On the top piece, a corner of lined notepaper, some stranger had written “Joyce White.” I waited for my brain to make sense of it. Joyce White? I tried to recall recent excursions: a trip to Glenwood Springs, a weekend writers conference. Nothing.

Just a fluke, I thought, and proceeded to the next, brown magic marker on back of my business card. Fay Dunkin. It stirred a vague memory which refused to coalesce. Did I meet her at my local library, where I often start conversations? For the life of me, I couldn’t say.

I felt vastly encouraged when a name on the third piece of paper—Karen Frank—brought a face to mind. Together, we’d waited for the delayed train from Glenwood to Denver. I’d learned that she and her husband raised goats and missed San Francisco. I had liked her enormously.
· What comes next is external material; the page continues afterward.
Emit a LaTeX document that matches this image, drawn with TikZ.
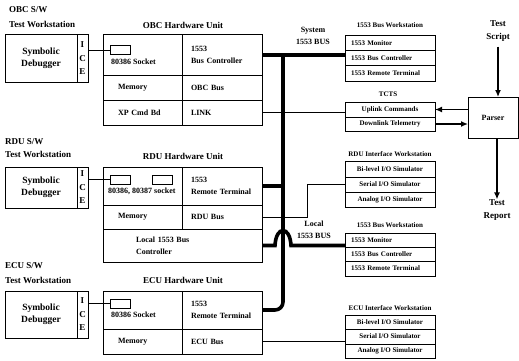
\documentclass[tikz,border=0pt]{standalone}
\usepackage{fontspec}
\setmainfont{Liberation Serif}
\usetikzlibrary{positioning,arrows.meta,calc}

\tikzset{
  lbl/.style={font=\bfseries\fontsize{9}{13}\selectfont, inner sep=0pt, align=center},
  wslbl/.style={font=\bfseries\fontsize{7}{9}\selectfont, inner sep=0pt},
  buslbl/.style={font=\bfseries\fontsize{8}{12}\selectfont, inner sep=0pt, align=center},
  hwtxt/.style={font=\bfseries\fontsize{8}{10}\selectfont, inner sep=0pt},
  cell/.style 2 args={draw, line width=1pt, inner sep=0pt, outer sep=0pt,
    anchor=north west, minimum width=#1, minimum height=#2,
    font=\bfseries\fontsize{8}{12}\selectfont, align=center},
  lcell/.style={text width=62, inner xsep=9, align=left},
  mcell/.style={text width=49, inner xsep=15, align=left},
  dbg/.style={font=\bfseries\fontsize{9.5}{12}\selectfont},
  ice/.style={font=\bfseries\fontsize{9}{13.5}\selectfont},
  wscell/.style={draw, line width=1pt, inner sep=0pt, outer sep=0pt,
    anchor=north west, minimum width=90, minimum height=#1,
    font=\bfseries\fontsize{7}{8}\selectfont},
  wsleft/.style={text width=78, inner xsep=6, align=left},
  socket/.style={draw, line width=1pt, inner sep=0pt, outer sep=0pt,
    anchor=north west, minimum width=20, minimum height=9},
  bus/.style={line width=3.6pt},
  wire/.style={line width=1pt},
  arr/.style={line width=1.3pt, -{Latex[length=7pt,width=6pt]}}
}

\begin{document}
\begin{tikzpicture}[x=1pt,y=-1pt]
\useasboundingbox (0,0) rectangle (519,361);

% OBC
\node[lbl, anchor=west] (obcsw) at (9,10) {OBC S/W};
\node[lbl, anchor=west] (obctw) at (9,24) {Test Workstation};
\node[cell={72}{47}, dbg] (obcdbg) at (5,35) {Symbolic\\Debugger};
\node[cell={11}{47}, ice] (obcice) at (77,35) {I\\C\\E};
\node[lbl] (obchwl) at (183,25) {OBC Hardware Unit};
\node[cell={79}{40}] (obcsock) at (103,35) {};
\node[socket] (obcs1) at (110,46) {};
\node[hwtxt, below right=4pt and 1pt of obcs1.south west] (obcsockl) {80386 Socket};
\node[cell={80}{40}, lcell] (obcbc) at (182,35) {1553\\Bus Controller};
\node[cell={79}{25}, mcell] (obcmem) at (103,75) {Memory};
\node[cell={80}{25}, lcell] (obcbus) at (182,75) {OBC Bus};
\node[cell={79}{25}, mcell] (obcxp) at (103,100) {XP Cmd Bd};
\node[cell={80}{25}, lcell] (obclink) at (182,100) {LINK};
\draw[wire] (obcice.east |- obcs1.west) -- (obcs1.west);

% system bus and 1553 bus workstation
\node[buslbl] (sysl) at (313,36) {System\\1553 BUS};
\coordinate (sysj) at ($(obcbc.east)+(21,0)$);
\node[wslbl] (bws1l) at (390,25) {1553 Bus Workstation};
\node[wscell=15, wsleft] (bws1a) at (345,36) {1553 Monitor};
\node[wscell=15, wsleft] (bws1b) at (345,51) {1553 Bus Controller};
\node[wscell=15, wsleft] (bws1c) at (345,66) {1553 Remote Terminal};
\draw[bus] (obcbc.east) -- (obcbc.east -| bws1b.west);

% TCTS and parser
\node[wslbl] (tctsl) at (388,94) {TCTS};
\node[wscell=15] (tcts1) at (345,102) {Uplink Commands};
\node[wscell=14] (tcts2) at (345,117) {Downlink Telemetry};
\draw[wire] (obclink.east) -- (obclink.east -| tcts1.west);
\node[lbl] (tscr) at (498,31) {Test\\Script};
\node[draw, line width=1pt, outer sep=0pt, anchor=north west, minimum width=50,
  minimum height=41, font=\bfseries\fontsize{8}{10}\selectfont] (parser) at (468,97) {Parser};
\draw[arr, shorten <=5pt] (tscr.south) -- (tscr.south |- parser.north);
\draw[arr] (parser.west |- tcts1.east) -- (tcts1.east);
\draw[arr] (tcts2.east) -- (tcts2.east -| parser.west);
\node[lbl] (trep) at (497,210) {Test\\Report};
\draw[arr] (trep.north |- parser.south) -- (trep.north);

% RDU
\node[lbl, anchor=west] (rdusw) at (5,142) {RDU S/W};
\node[lbl, anchor=west] (rdutw) at (5,154) {Test Workstation};
\node[cell={72}{41}, dbg] (rdudbg) at (5,167) {Symbolic\\Debugger};
\node[cell={11}{41}, ice] (rduice) at (77,167) {I\\C\\E};
\node[lbl] (rduhwl) at (183,156) {RDU Hardware Unit};
\node[cell={79}{38}] (rdusock) at (103,167) {};
\node[socket] (rdus1) at (110,175) {};
\node[socket] (rdus2) at (152,175) {};
\node[hwtxt, below right=4pt and -2pt of rdus1.south west] (rdusockl) {80386, 80387 socket};
\node[cell={80}{38}, lcell] (rdurt) at (182,167) {1553\\Remote Terminal};
\node[cell={79}{24}, mcell] (rdumem) at (103,205) {Memory};
\node[cell={80}{24}, lcell] (rdubus) at (182,205) {RDU Bus};
\node[cell={159}{33}, text width=93, inner xsep=33, align=left] (rduloc) at (103,229) {Local 1553 Bus\\Controller};
\draw[wire] (rduice.east |- rdus1.west) -- (rdus1.west);
\draw[bus] (rdurt.east) -- (rdurt.east -| sysj);

% RDU interface workstation
\node[wslbl] (rduiol) at (390,154) {RDU Interface Workstation};
\node[wscell=16] (rduio1) at (345,161) {Bi-level I/O Simulator};
\node[wscell=15] (rduio2) at (345,177) {Serial I/O Simulator};
\node[wscell=15] (rduio3) at (345,192) {Analog I/O Simulator};
\draw[wire] (rdubus.east) -- ++(45,0) |- (rduio2.west);

% local bus
\node[buslbl] (locl) at (314,230) {Local\\1553 BUS};
\node[wslbl] (bws2l) at (390,225) {1553 Bus Workstation};
\node[wscell=14, wsleft] (bws2a) at (345,233) {1553 Monitor};
\node[wscell=14, wsleft] (bws2b) at (345,247) {1553 Bus Controller};
\node[wscell=15, wsleft] (bws2c) at (345,261) {1553 Remote Terminal};
\draw[bus] (rduloc.east) -- ($(rduloc.east -| sysj)+(-8,0)$)
  .. controls +(1,-20) and +(-1,-20) .. ++(16,0) -- (rduloc.east -| bws2a.west);

% ECU
\node[lbl, anchor=west] (ecusw) at (5,266) {ECU S/W};
\node[lbl, anchor=west] (ecutw) at (5,280) {Test Workstation};
\node[cell={72}{47}, dbg] (ecudbg) at (5,291) {Symbolic\\Debugger};
\node[cell={11}{47}, ice] (ecuice) at (77,291) {I\\C\\E};
\node[lbl] (ecuhwl) at (183,280) {ECU Hardware Unit};
\node[cell={79}{38}] (ecusock) at (103,291) {};
\node[socket] (ecus1) at (110,299) {};
\node[hwtxt, below right=4pt and 1pt of ecus1.south west] (ecusockl) {80386 Socket};
\node[cell={80}{38}, lcell] (ecurt) at (182,291) {1553\\Remote Terminal};
\node[cell={79}{25}, mcell] (ecumem) at (103,329) {Memory};
\node[cell={80}{25}, lcell] (ecubus) at (182,329) {ECU Bus};
\draw[wire] (ecuice.east |- ecus1.west) -- (ecus1.west);
\draw[bus, rounded corners=8pt] (sysj) -- (sysj |- ecurt.east) -- (ecurt.east);

% ECU interface workstation
\node[wslbl] (ecuiol) at (390,308) {ECU Interface Workstation};
\node[wscell=14] (ecuio1) at (345,315) {Bi-level I/O Simulator};
\node[wscell=15] (ecuio2) at (345,329) {Serial I/O Simulator};
\node[wscell=14] (ecuio3) at (345,344) {Analog I/O Simulator};
\draw[wire] (ecubus.east) -- (ecubus.east -| ecuio2.west);
\end{tikzpicture}
\end{document}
But the next four names drew blanks, and now I had to face facts: the memory of why I’d written down six individuals’ names was gone. I felt disoriented, even a little depressed. And this was not me.

What I’m used to feeling is, age doesn’t matter, I can still do it. What I’m used to saying is, I’ll figure it out. I take Zumba; but stay for just half the class. Instead of working all day and night, like did with my first book, I now write in the morning. If I can’t nail a name or fact as easily as my younger self did, there is Google right there to help.
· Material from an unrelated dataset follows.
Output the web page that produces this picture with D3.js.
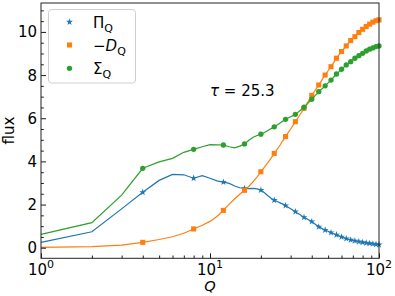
<!DOCTYPE html>
<html><head><meta charset="utf-8">
<script src="https://cdn.jsdelivr.net/npm/d3@7"></script>
<style>
body{margin:0;background:#fff}
svg{display:block}
text{font-family:"DejaVu Sans",sans-serif;fill:#000}
</style>
</head><body>
<svg id="c" width="395" height="296"></svg>
<script>
const Q = [1,2,3,4,5,6,7,8,9,10,11,12,13,14,15,16,17,18,19,20,21,22,23,24,25,26,27,28,29,30,31,32,33,34,35,36,37,38,39,40,41,42,43,44,45,46,47,48,49,50,51,52,53,54,55,56,57,58,59,60,61,62,63,64,65,66,67,68,69,70,71,72,73,74,75,76,77,78,79,80,81,82,83,84,85,86,87,88,89,90,91,92,93,94,95,96,97,98,99,100];
const Pi = [0.25,0.74,1.80,2.57,3.12,3.40,3.38,3.22,3.34,3.22,3.10,3.04,2.98,2.86,2.78,2.75,2.74,2.75,2.73,2.67,2.55,2.41,2.29,2.20,2.14,2.08,2.02,1.95,1.88,1.81,1.74,1.67,1.60,1.54,1.47,1.41,1.36,1.31,1.26,1.21,1.15,1.09,1.03,0.97,0.93,0.89,0.85,0.82,0.79,0.76,0.73,0.70,0.67,0.65,0.62,0.60,0.57,0.55,0.52,0.50,0.48,0.46,0.44,0.42,0.41,0.39,0.38,0.36,0.35,0.34,0.33,0.32,0.31,0.30,0.29,0.28,0.27,0.27,0.26,0.25,0.24,0.24,0.23,0.22,0.22,0.21,0.21,0.20,0.20,0.19,0.19,0.18,0.18,0.17,0.17,0.16,0.16,0.15,0.15,0.14];
const negD = [0.02,0.05,0.12,0.25,0.38,0.51,0.67,0.87,1.04,1.22,1.45,1.73,2.02,2.27,2.48,2.66,2.85,3.06,3.28,3.52,3.73,3.94,4.15,4.37,4.57,4.76,4.96,5.15,5.33,5.50,5.67,5.84,6.00,6.15,6.31,6.46,6.61,6.76,6.91,7.06,7.18,7.30,7.42,7.54,7.66,7.78,7.89,8.00,8.10,8.20,8.30,8.39,8.49,8.59,8.69,8.78,8.86,8.94,9.02,9.09,9.16,9.22,9.29,9.35,9.41,9.48,9.54,9.60,9.65,9.69,9.74,9.78,9.83,9.88,9.92,9.97,10.01,10.05,10.08,10.12,10.15,10.19,10.22,10.25,10.28,10.31,10.33,10.36,10.38,10.41,10.43,10.45,10.47,10.49,10.50,10.52,10.53,10.54,10.55,10.56];
const Sigma = [0.62,1.16,2.44,3.68,3.98,4.14,4.42,4.56,4.68,4.78,4.77,4.76,4.68,4.63,4.71,4.81,4.98,5.12,5.20,5.26,5.34,5.43,5.52,5.60,5.69,5.78,5.87,5.95,6.01,6.07,6.12,6.18,6.26,6.35,6.43,6.51,6.60,6.70,6.79,6.88,6.97,7.06,7.14,7.23,7.30,7.37,7.43,7.50,7.57,7.64,7.70,7.77,7.84,7.91,7.98,8.05,8.10,8.16,8.21,8.27,8.32,8.37,8.42,8.47,8.51,8.55,8.58,8.62,8.66,8.70,8.74,8.78,8.81,8.84,8.87,8.90,8.93,8.96,8.98,9.01,9.04,9.07,9.09,9.12,9.14,9.16,9.18,9.20,9.21,9.23,9.24,9.26,9.28,9.29,9.31,9.32,9.33,9.34,9.35,9.35];
const markQ = [4,8,12,16,20,24,28,32,36,40,44,48,52,56,60,64,68,72,76,80,84,88,92,96,100];
const xTickVals = [1,10,100];
const xTickExps = ["0","1","2"];
const xMinor = [2,3,4,5,6,7,8,9,20,30,40,50,60,70,80,90];
const yTickVals = [0,2,4,6,8,10];
const yMinor = [0.5,1,1.5,2.5,3,3.5,4.5,5,5.5,6.5,7,7.5,8.5,9,9.5,10.5,11];
const annotation = "25.3";

const svg = d3.select("#c");
const L = 41, R = 379, T = 3, B = 258.3;
const x = d3.scaleLog().domain([1,100]).range([L,R]);
const y = d3.scaleLinear().domain([-0.49,11.34]).range([B,T]);

const series = [
  {name:"Pi", vals:Pi, color:"#1f77b4", sym:d3.symbolStar, size:15},
  {name:"D", vals:negD, color:"#ff7f0e", sym:d3.symbolSquare, size:26},
  {name:"S", vals:Sigma, color:"#2ca02c", sym:d3.symbolCircle, size:22}
];

const line = d3.line().x(d=>x(d[0])).y(d=>y(d[1]));
series.forEach(s=>{
  const pts = Q.map((q,i)=>[q,s.vals[i]]);
  svg.append("path").attr("d",line(pts)).attr("fill","none")
    .attr("stroke",s.color).attr("stroke-width",1.2);
  const mk = pts.filter(p=>markQ.includes(p[0]));
  svg.selectAll(null).data(mk).enter().append("path")
    .attr("d",d3.symbol().type(s.sym).size(s.size))
    .attr("transform",d=>`translate(${x(d[0])},${y(d[1])})`)
    .attr("fill",s.color);
});

// axes
const gx = svg.append("g").attr("transform",`translate(0,${B})`)
  .call(d3.axisBottom(x).tickValues(xTickVals).tickSize(-5).tickFormat(""));
const gxm = svg.append("g").attr("transform",`translate(0,${B})`)
  .call(d3.axisBottom(x).tickValues(xMinor).tickSize(-2.8).tickFormat(""));
const gy = svg.append("g").attr("transform",`translate(${L},0)`)
  .call(d3.axisLeft(y).tickValues(yTickVals).tickSize(-5).tickFormat(""));
const gym = svg.append("g").attr("transform",`translate(${L},0)`)
  .call(d3.axisLeft(y).tickValues(yMinor).tickSize(-2.8).tickFormat(""));
[gx,gxm,gy,gym].forEach(g=>{g.select(".domain").remove(); g.selectAll("line").attr("stroke","#000").attr("stroke-width",0.9);});

svg.append("rect").attr("x",L).attr("y",T).attr("width",R-L).attr("height",B-T)
  .attr("fill","none").attr("stroke","#222").attr("stroke-width",1);

// y tick labels
svg.selectAll(null).data(yTickVals).enter().append("text")
  .attr("x",L-4).attr("y",d=>y(d)+5.5).attr("text-anchor","end")
  .attr("font-size",15).text(d=>d);

// x tick labels
xTickVals.forEach((v,i)=>{
  const t = svg.append("text").attr("x",x(v)).attr("y",274.5).attr("text-anchor","middle").attr("font-size",15);
  t.append("tspan").text("10");
  t.append("tspan").attr("dy",-7).attr("font-size",11).text(xTickExps[i]);
});

// axis labels
svg.append("text").attr("x",x(10)).attr("y",291).attr("text-anchor","middle")
  .attr("font-size",14.5).attr("font-style","italic").text("Q");
svg.append("text").attr("transform",`translate(14,${(T+B)/2}) rotate(-90)`)
  .attr("text-anchor","middle").attr("font-size",15).text("flux");

// annotation
const an = svg.append("text").attr("x",210).attr("y",96).attr("font-size",15);
an.append("tspan").attr("font-style","italic").text("τ");
an.append("tspan").text(" = " + annotation);

// legend
svg.append("rect").attr("x",48.5).attr("y",9.5).attr("width",87).attr("height",73.5)
  .attr("rx",3).attr("fill","#fff").attr("fill-opacity",0.8).attr("stroke","#d0d0d0").attr("stroke-width",1);
const ly = [22,45,68.3];
series.forEach((s,i)=>{
  svg.append("path").attr("d",d3.symbol().type(s.sym).size(s.size))
    .attr("transform",`translate(69.5,${ly[i]})`).attr("fill",s.color);
});
function sub(t, txt){ t.append("tspan").attr("dy",4).attr("font-size",11).text(txt); }
let t0 = svg.append("text").attr("x",93).attr("y",ly[0]+5.5).attr("font-size",15);
t0.append("tspan").text("Π"); sub(t0,"Q");
let t1 = svg.append("text").attr("x",93).attr("y",ly[1]+5.5).attr("font-size",15);
t1.append("tspan").text("−"); t1.append("tspan").attr("font-style","italic").text("D"); sub(t1,"Q");
let t2 = svg.append("text").attr("x",93).attr("y",ly[2]+5.5).attr("font-size",15);
t2.append("tspan").text("Σ"); sub(t2,"Q");
</script>
</body></html>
Except here, there was no help. I felt a loss that these potential connections would never happen.

But then I thought of a solution. After I emailed Karen Frank, I would write the others and say: “Hi, (Joyce/Barbara/ Fay/etc), I have your email right here and want to stay in touch. It was nice meeting you! How are you?”
Hopefully, the return email would give me a hint.

A few hours later, I got a message back from … Joyce White! “Thanks for writing! I really enjoyed talking to you at the Mystery Writer’s dinner … Hope to see you again and have more delicious conversation.”
Yes! The Mystery Writers Dinner two weeks ago! I’d sat next to Joyce, a delightful, fascinating woman.

The other responses weren’t as helpful. Fay wrote, “Thanks for asking! Life is good!” I still had no idea who she was, or “Langley,” who said, “Hi back. Too busy to write.”

I had to laugh. And then I had to think.

My older brain needs more structure than my younger brain did to connect the dots. But my older self—here’s the paradox—is better at making people connections. I’m finally comfortable in my own skin and thus, I’m more interested in others, more ready to feel real affection.

So I am really going to try—a belated New Year’s resolution—not to stuff little pieces of paper in my jeans and hope for the best. I’m going to carry a notebook in my purse, and when I meet someone I like, take a smidge more time to jot down some identifying data. I’ve learned: connections are precious.